→ **Task instructions**: The lines beneath this instruction, from the first through the one containing "import pandas as pd", must be transcribed exactly; no other line belongs in the output.

→ **Material**:
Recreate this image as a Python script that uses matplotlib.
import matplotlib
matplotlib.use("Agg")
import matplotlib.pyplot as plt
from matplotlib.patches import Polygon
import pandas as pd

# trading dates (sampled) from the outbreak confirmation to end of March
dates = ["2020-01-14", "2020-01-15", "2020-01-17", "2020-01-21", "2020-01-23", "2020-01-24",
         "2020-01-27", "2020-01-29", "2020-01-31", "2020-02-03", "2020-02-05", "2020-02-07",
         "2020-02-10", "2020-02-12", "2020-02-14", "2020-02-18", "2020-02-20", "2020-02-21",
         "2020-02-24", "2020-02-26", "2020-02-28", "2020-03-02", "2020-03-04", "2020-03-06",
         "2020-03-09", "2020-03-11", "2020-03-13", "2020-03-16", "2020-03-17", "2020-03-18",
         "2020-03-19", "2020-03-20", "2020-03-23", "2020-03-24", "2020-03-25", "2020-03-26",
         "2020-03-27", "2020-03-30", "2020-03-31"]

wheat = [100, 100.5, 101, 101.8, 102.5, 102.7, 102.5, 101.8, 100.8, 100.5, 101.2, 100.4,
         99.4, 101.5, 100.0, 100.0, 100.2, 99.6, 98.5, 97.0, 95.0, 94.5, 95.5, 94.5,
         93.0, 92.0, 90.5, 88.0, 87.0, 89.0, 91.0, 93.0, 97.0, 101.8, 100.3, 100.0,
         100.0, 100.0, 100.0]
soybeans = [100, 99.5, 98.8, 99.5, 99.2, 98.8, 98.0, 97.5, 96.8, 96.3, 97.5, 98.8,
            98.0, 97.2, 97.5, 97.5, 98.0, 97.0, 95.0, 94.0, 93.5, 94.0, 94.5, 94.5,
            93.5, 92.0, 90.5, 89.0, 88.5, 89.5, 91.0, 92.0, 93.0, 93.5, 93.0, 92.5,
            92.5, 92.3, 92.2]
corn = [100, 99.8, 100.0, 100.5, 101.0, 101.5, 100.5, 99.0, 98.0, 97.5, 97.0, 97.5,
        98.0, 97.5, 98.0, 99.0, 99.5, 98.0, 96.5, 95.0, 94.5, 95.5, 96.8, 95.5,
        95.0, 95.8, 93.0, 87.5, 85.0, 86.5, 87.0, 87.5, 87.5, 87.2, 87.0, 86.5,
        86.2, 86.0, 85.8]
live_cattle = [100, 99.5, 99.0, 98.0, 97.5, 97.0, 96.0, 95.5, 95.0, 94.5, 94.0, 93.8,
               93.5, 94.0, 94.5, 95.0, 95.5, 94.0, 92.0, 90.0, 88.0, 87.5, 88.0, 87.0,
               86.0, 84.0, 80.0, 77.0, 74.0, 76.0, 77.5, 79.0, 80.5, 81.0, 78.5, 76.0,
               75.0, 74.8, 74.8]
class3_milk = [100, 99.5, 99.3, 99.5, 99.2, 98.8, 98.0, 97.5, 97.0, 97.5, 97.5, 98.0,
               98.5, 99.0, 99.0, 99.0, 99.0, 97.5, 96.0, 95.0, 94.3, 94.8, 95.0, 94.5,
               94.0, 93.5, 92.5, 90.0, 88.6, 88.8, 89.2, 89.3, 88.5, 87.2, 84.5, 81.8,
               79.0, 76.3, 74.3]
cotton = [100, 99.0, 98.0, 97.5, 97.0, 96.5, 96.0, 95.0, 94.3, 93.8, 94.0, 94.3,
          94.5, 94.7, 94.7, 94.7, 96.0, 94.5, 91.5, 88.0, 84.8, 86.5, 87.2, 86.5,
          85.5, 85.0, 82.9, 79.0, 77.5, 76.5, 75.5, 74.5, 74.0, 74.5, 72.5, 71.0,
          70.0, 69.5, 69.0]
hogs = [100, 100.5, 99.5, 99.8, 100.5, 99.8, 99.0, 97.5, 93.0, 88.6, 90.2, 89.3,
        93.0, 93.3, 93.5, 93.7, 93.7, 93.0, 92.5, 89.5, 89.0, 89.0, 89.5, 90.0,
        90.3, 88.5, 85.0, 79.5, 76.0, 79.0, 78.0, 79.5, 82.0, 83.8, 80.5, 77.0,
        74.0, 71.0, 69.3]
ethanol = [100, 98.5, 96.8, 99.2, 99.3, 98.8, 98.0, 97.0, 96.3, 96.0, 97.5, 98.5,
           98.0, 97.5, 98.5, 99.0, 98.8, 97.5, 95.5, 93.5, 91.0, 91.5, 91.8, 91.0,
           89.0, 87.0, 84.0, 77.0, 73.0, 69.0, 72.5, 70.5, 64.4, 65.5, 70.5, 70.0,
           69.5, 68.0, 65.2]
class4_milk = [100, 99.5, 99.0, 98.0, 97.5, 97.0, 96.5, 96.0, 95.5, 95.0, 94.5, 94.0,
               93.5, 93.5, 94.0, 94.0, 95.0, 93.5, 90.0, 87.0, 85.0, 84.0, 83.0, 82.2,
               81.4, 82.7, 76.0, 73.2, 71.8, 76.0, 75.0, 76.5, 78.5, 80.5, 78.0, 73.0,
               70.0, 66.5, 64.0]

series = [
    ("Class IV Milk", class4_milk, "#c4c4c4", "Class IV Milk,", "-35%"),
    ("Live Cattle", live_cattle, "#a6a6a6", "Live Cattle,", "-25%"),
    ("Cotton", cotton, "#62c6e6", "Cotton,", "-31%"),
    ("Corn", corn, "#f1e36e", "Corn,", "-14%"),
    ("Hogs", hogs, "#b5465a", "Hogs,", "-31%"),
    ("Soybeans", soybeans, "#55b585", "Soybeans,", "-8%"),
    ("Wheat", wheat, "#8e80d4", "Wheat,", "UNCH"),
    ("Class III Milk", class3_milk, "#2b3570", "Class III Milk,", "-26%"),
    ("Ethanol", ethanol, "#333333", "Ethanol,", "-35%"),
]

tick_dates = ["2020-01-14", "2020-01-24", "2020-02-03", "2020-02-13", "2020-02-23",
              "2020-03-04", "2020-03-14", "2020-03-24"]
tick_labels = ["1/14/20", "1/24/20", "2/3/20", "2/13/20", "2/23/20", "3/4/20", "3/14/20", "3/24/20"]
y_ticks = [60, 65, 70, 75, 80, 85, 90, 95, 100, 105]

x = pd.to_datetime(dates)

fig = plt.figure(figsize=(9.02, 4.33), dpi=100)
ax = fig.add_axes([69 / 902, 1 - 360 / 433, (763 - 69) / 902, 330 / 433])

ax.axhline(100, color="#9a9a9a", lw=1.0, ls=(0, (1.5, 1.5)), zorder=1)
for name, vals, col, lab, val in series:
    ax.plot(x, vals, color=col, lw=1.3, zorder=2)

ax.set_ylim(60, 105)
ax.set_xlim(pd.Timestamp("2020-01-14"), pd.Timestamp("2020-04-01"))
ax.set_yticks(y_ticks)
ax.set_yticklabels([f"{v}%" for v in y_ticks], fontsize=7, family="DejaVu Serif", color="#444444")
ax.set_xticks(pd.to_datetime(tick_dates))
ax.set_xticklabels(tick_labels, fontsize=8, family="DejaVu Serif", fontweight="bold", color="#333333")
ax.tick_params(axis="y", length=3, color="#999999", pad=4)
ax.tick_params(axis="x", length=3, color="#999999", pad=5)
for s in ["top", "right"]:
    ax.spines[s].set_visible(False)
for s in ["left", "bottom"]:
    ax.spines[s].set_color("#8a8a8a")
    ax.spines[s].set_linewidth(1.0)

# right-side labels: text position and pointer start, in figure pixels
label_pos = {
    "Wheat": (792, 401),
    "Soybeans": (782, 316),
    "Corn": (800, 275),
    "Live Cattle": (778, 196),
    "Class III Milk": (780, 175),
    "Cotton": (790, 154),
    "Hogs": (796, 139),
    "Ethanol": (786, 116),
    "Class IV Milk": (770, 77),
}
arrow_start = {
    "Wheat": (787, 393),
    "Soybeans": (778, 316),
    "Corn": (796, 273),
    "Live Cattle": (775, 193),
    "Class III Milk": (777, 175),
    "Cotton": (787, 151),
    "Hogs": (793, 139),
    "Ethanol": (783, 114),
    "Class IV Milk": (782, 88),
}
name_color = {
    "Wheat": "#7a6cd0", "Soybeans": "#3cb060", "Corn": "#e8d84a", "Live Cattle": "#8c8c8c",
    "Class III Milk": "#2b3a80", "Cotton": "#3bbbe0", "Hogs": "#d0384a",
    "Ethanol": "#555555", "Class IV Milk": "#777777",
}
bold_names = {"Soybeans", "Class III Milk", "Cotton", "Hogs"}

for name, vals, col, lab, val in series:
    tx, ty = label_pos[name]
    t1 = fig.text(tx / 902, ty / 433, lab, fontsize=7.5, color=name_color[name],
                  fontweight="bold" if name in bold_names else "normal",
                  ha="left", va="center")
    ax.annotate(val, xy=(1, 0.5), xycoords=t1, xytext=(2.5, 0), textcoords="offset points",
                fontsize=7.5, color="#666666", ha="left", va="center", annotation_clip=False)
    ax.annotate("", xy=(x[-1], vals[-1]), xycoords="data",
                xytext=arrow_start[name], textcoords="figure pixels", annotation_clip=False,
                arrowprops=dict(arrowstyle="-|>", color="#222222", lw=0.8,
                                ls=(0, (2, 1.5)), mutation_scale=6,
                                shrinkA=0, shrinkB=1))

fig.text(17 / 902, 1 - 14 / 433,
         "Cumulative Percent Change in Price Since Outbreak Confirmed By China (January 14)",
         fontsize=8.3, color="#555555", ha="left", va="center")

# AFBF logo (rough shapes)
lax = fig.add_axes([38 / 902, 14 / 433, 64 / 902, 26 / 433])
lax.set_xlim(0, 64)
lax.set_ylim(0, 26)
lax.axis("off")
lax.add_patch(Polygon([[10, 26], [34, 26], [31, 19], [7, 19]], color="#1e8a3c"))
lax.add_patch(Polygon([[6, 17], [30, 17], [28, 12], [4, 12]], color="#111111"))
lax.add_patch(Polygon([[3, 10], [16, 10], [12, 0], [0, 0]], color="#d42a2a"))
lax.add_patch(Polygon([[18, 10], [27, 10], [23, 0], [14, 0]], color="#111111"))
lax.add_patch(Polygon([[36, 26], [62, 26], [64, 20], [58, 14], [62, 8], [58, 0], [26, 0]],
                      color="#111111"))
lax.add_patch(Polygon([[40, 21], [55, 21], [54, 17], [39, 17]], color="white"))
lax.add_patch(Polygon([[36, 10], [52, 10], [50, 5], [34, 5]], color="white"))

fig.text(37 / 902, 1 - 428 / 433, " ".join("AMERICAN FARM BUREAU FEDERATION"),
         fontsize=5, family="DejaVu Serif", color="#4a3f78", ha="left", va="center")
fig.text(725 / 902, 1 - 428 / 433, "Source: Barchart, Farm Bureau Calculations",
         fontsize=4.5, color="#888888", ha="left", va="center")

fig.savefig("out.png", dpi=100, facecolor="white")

→ **Problem solution**:
Recreate this image as a Python script that uses matplotlib.
import matplotlib
matplotlib.use("Agg")
import matplotlib.pyplot as plt
from matplotlib.patches import Polygon
import pandas as pd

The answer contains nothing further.